Neither type of bankruptcy will discharge student loan debt (without a separate process to prove a legally-specific hardship). And, as mentioned briefly before, secured debts are treated differently depending on the chapter of bankruptcy. A secured debt is a type of debt where the borrower promises collateral, such as the return of property purchased, in the event of nonpayment. Besides automobile loans and mortgages, another common type of secured debt is a furniture store charge card. These debts are treated differently depending on the type of bankruptcy filed.
Chapter 7 bankruptcy
For most debtors, the primary benefit of chapter 7 bankruptcy is its simplicity. Chapter 7 bankruptcies are relatively quick and inexpensive; and enable qualified debtors to eliminate most debts without repayment. Most chapter 7 bankruptcies can be completed within about ninety days.

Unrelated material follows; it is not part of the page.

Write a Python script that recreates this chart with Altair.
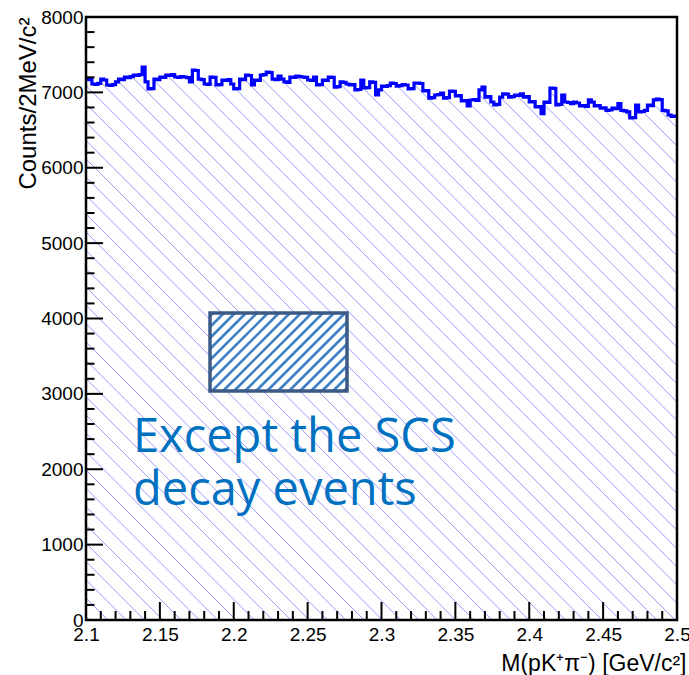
import altair as alt
import pandas as pd

# ---------------- data ----------------
X_MIN, X_MAX = 2.1, 2.5
Y_MIN, Y_MAX = 0, 8000
BIN_WIDTH = 0.002

counts = [
    7177, 7170, 7111, 7105, 7120, 7177, 7164, 7098, 7092, 7104,
    7138, 7177, 7170, 7204, 7196, 7210, 7230, 7225, 7236, 7336,
    7138, 7045, 7050, 7177, 7170, 7204, 7198, 7230, 7224, 7236,
    7204, 7198, 7210, 7204, 7196, 7138, 7297, 7290, 7177, 7170,
    7111, 7105, 7204, 7198, 7098, 7104, 7164, 7158, 7170, 7111,
    7045, 7050, 7177, 7170, 7230, 7224, 7098, 7164, 7158, 7230,
    7236, 7270, 7264, 7177, 7170, 7217, 7177, 7138, 7132, 7204,
    7198, 7217, 7210, 7204, 7198, 7164, 7158, 7204, 7098, 7104,
    7164, 7158, 7204, 7198, 7070, 7076, 7138, 7132, 7111, 7098,
    7104, 7032, 7038, 7164, 7058, 7064, 7138, 7132, 6965, 7032,
    7084, 7078, 7090, 7124, 7118, 7084, 7090, 7104, 7098, 7045,
    7050, 7124, 7124, 7118, 7018, 7024, 6925, 6930, 6965, 6970,
    6992, 6925, 6930, 7018, 7012, 6952, 6958, 6886, 6892, 6820,
    6899, 6905, 6893, 7032, 7070, 6938, 6944, 6872, 6833, 6840,
    6938, 6982, 6976, 6938, 6944, 6965, 6960, 6982, 6938, 6944,
    6872, 6878, 6806, 6812, 6718, 6872, 6866, 7058, 7052, 6833,
    6840, 6965, 6872, 6866, 6850, 6872, 6859, 6820, 6826, 6814,
    6900, 6870, 6820, 6826, 6790, 6796, 6760, 6766, 6790, 6784,
    6850, 6760, 6754, 6740, 6660, 6666, 6830, 6740, 6746, 6760,
    6830, 6824, 6900, 6910, 6904, 6760, 6754, 6700, 6680, 6686,
]

x_tick_labels = [2.1, 2.15, 2.2, 2.25, 2.3, 2.35, 2.4, 2.45, 2.5]
y_tick_labels = [0, 1000, 2000, 3000, 4000, 5000, 6000, 7000, 8000]
x_minor_step = 0.01
y_minor_step = 200

annotation_lines = ["Except the SCS", "decay events"]
x_title = "M(pK\u207a\u03c0\u207b) [GeV/c\u00b2]"
y_title = "Counts/2MeV/c\u00b2"

# ---------------- layout ----------------
W, H = 591, 603
PX_X = W / (X_MAX - X_MIN)
PX_Y = H / (Y_MAX - Y_MIN)


def to_data(px, py):
    return X_MIN + px / PX_X, Y_MAX - py / PX_Y


xs = alt.Scale(domain=[X_MIN, X_MAX], nice=False, zero=False)
ys = alt.Scale(domain=[Y_MIN, Y_MAX], nice=False, zero=False)
LABEL_FONT = "Liberation Sans"
xa = alt.Axis(values=x_tick_labels, format="~g", grid=False, ticks=False, domain=False,
              labelFont=LABEL_FONT, labelFontSize=19, labelColor="black", labelPadding=5,
              labelFlush=False, labelBaseline="top",
              title=x_title, titleFont=LABEL_FONT, titleFontSize=23, titleFontWeight="normal",
              titleColor="black", titleX=W + 9, titleY=50, titleAlign="right",
              titleBaseline="alphabetic")
ya = alt.Axis(values=y_tick_labels, format="d", grid=False, ticks=False, domain=False,
              labelFont=LABEL_FONT, labelFontSize=19, labelColor="black", labelPadding=3,
              labelFlush=False,
              title=y_title, titleFont=LABEL_FONT, titleFontSize=24, titleFontWeight="normal",
              titleColor="black", titleAngle=270, titleX=-51, titleY=0, titleAlign="right",
              titleBaseline="alphabetic")


def X(f):
    return alt.X(f, type="quantitative", scale=xs, axis=xa)


def Y(f):
    return alt.Y(f, type="quantitative", scale=ys, axis=ya)


# histogram table
edges = [round(X_MIN + i * BIN_WIDTH, 4) for i in range(len(counts) + 1)]
hist_df = pd.DataFrame({"x": edges, "y": counts + [counts[-1]], "top": Y_MAX})

# background hatch "\" lines (45 deg in pixel space), clipped to plot rect
hatch_rows = []
step = 18.3
c = 4.5 - step * int((H + 10) / step)
while c < W:
    if c >= 0:
        p0 = (c, 0.0)
    else:
        p0 = (0.0, -c)
    if c + H <= W:
        p1 = (c + H, float(H))
    else:
        p1 = (float(W), W - c)
    if p1[0] > p0[0]:
        xa0, ya0 = to_data(*p0)
        xb0, yb0 = to_data(*p1)
        hatch_rows.append({"x": xa0, "y": ya0, "x2": xb0, "y2": yb0})
    c += step
hatch_df = pd.DataFrame(hatch_rows)

# legend-like box (annotation) in data coordinates
BOX_PX = (124, 296, 261, 374)  # left, top, right, bottom (pixels in plot)
bx0, by0 = to_data(BOX_PX[0], BOX_PX[3])
bx1, by1 = to_data(BOX_PX[2], BOX_PX[1])
box_df = pd.DataFrame({"x": [bx0], "x2": [bx1], "y": [by0], "y2": [by1]})

box_rows = []
bstep = 11.0
cc = BOX_PX[0] + BOX_PX[1] + 3
while cc < BOX_PX[2] + BOX_PX[3]:
    xa_ = max(BOX_PX[0], cc - BOX_PX[3])
    xb_ = min(BOX_PX[2], cc - BOX_PX[1])
    if xb_ > xa_:
        d0 = to_data(xa_, cc - xa_)
        d1 = to_data(xb_, cc - xb_)
        box_rows.append({"x": d0[0], "y": d0[1], "x2": d1[0], "y2": d1[1]})
    cc += bstep
box_hatch_df = pd.DataFrame(box_rows)

tx, ty1 = to_data(47, 435)
_, ty2 = to_data(47, 488)
text_df = pd.DataFrame({"x": [tx, tx], "y": [ty1, ty2], "t": annotation_lines})

# tick marks (inward, ROOT style)
n_x = int(round((X_MAX - X_MIN) / x_minor_step))
xt = [round(X_MIN + i * x_minor_step, 4) for i in range(n_x + 1)]
xmaj_df = pd.DataFrame({"x": [v for v in xt if any(abs(v - m) < 1e-6 for m in x_tick_labels)]})
xmin_df = pd.DataFrame({"x": [v for v in xt if not any(abs(v - m) < 1e-6 for m in x_tick_labels)]})
yt = list(range(Y_MIN, Y_MAX + 1, y_minor_step))
ymaj_df = pd.DataFrame({"y": [v for v in yt if v in y_tick_labels]})
ymin_df = pd.DataFrame({"y": [v for v in yt if v not in y_tick_labels]})

# ---------------- layers ----------------
hatch = alt.Chart(hatch_df).mark_rule(color="#9a9aff", strokeWidth=1).encode(
    x=X("x"), y=Y("y"), x2="x2", y2="y2")

mask = alt.Chart(hist_df).mark_area(interpolate="step-after", color="white", opacity=1).encode(
    x=X("x"), y=Y("y"), y2="top")

line = alt.Chart(hist_df).mark_line(interpolate="step-after", color="#0000ff", strokeWidth=3.2).encode(
    x=X("x"), y=Y("y"))

box_fill = alt.Chart(box_df).mark_rect(color="white").encode(
    x=X("x"), x2="x2", y=Y("y"), y2="y2")
box_hatch = alt.Chart(box_hatch_df).mark_rule(color="#3f7fc3", strokeWidth=2.6).encode(
    x=X("x"), y=Y("y"), x2="x2", y2="y2")
box_border = alt.Chart(box_df).mark_rect(filled=False, stroke="#3a5a85", strokeWidth=3.5).encode(
    x=X("x"), x2="x2", y=Y("y"), y2="y2")

text = alt.Chart(text_df).mark_text(align="left", baseline="alphabetic", font="Open Sans",
                                    fontSize=47, color="#0070c0").encode(
    x=X("x"), y=Y("y"), text="t")

xmaj = alt.Chart(xmaj_df).mark_rule(color="black", strokeWidth=2).encode(
    x=X("x"), y=alt.value(H), y2=alt.value(H - 18))
xmin = alt.Chart(xmin_df).mark_rule(color="black", strokeWidth=2).encode(
    x=X("x"), y=alt.value(H), y2=alt.value(H - 9))
ymaj = alt.Chart(ymaj_df).mark_rule(color="black", strokeWidth=2).encode(
    y=Y("y"), x=alt.value(0), x2=alt.value(17))
ymin = alt.Chart(ymin_df).mark_rule(color="black", strokeWidth=2).encode(
    y=Y("y"), x=alt.value(0), x2=alt.value(8.5))

frame = alt.Chart(box_df).mark_rect(filled=False, stroke="black", strokeWidth=2.5).encode(
    x=alt.value(0), x2=alt.value(W), y=alt.value(0), y2=alt.value(H))

chart = alt.layer(
    hatch, mask, line, box_fill, box_hatch, box_border, text,
    xmaj, xmin, ymaj, ymin, frame
).properties(
    width=W, height=H,
    autosize=alt.AutoSizeParams(type="none"),
    padding={"left": 86, "top": 17, "right": 12, "bottom": 55},
    background="white",
).configure_view(strokeWidth=0)

chart.save("out.html", embed_options={"renderer": "svg", "actions": False})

But not everyone qualifies for chapter 7. Debtors must pass a means test and must have a certain debt-to-income ratio to file under this chapter. Its limitations do not end there. The process requires debtors to surrender all “non-exempt” personal property to be sold by the bankruptcy trustee. Arizona’s bankruptcy exemptions typically are more generous than other jurisdictions, but the potential to lose personal property is a very real and very important consideration for anyone thinking about filing chapter 7 bankruptcy.
Chapter 13 bankruptcy
Chapter 13 offers an alternative for debtors who do not qualify for chapter 7 or who need flexibility to retain additional property. It involves a three to five year payment plan based on the debtor’s disposable income. When the plan completes, any remaining debts that are dischargeable are eliminated.
Beyond the discharge of most types of debt, chapter 13 uniquely enables debtors with delinquent mortgage payments to stop foreclosure and cure the past due payments over the life of the bankruptcy plan (though debtors must continue to make regularly scheduled monthly mortgage payments).
It also can enable debtors to retain non-exempt personal property that would be surrendered and liquidated in chapter 7 bankruptcy. And for automobiles and other secured property (excluding real property) that may be “underwater,” chapter 13 may enable debtors to “cram down” the outstanding loan balance to match the value of the property.
The fact that debtors have to commit to a repayment schedule is often viewed as its biggest limitation. But for many debtors, the monthly payment is far less than the combined minimum payments due to the creditors and the debts are eliminated at the end of the term.